[Data entries]
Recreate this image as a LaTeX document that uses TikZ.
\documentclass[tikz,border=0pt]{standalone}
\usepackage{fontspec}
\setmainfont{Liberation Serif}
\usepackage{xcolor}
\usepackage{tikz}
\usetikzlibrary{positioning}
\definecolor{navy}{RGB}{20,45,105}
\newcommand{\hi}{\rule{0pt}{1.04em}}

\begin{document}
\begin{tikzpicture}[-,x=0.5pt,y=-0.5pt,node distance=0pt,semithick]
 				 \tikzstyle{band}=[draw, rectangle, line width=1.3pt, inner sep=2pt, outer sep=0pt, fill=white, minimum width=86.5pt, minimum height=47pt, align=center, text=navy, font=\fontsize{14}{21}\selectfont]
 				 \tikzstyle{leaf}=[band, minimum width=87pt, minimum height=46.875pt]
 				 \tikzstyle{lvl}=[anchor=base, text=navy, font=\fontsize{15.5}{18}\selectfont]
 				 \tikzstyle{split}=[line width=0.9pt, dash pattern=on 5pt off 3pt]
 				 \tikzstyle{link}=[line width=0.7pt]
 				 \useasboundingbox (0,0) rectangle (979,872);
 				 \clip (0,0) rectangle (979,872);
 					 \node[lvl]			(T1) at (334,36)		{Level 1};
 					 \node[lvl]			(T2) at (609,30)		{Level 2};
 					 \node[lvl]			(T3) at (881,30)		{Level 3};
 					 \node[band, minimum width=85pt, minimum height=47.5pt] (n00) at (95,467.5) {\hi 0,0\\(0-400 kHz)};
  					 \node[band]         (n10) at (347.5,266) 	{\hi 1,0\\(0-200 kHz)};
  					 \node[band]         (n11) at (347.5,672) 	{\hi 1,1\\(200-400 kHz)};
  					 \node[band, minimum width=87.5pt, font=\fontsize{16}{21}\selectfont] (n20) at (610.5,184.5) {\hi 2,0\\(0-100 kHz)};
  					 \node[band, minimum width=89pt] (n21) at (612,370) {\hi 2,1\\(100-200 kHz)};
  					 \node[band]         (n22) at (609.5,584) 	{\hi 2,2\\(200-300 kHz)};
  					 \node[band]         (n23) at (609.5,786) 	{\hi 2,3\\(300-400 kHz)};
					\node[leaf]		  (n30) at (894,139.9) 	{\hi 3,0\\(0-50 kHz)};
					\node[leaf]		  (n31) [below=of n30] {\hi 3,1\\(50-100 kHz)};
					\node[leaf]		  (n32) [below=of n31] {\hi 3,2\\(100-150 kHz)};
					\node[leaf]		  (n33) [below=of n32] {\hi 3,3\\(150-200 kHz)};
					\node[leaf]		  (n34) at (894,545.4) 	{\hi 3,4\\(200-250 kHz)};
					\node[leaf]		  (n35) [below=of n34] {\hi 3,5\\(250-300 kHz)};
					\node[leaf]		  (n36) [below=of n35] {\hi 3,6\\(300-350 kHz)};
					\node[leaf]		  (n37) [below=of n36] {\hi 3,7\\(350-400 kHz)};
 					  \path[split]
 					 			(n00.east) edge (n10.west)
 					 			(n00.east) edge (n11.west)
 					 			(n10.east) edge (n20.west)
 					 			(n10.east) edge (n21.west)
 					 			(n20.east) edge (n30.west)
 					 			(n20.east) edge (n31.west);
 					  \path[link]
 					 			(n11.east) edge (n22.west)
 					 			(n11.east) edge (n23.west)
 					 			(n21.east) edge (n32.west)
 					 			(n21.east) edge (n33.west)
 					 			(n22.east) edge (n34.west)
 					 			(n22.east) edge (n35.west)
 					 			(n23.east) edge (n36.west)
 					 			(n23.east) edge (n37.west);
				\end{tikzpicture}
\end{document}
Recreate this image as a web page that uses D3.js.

[Task statement]
Report how many lines in the listing include the word "this". Give nothing but the count.

[Expected output]
2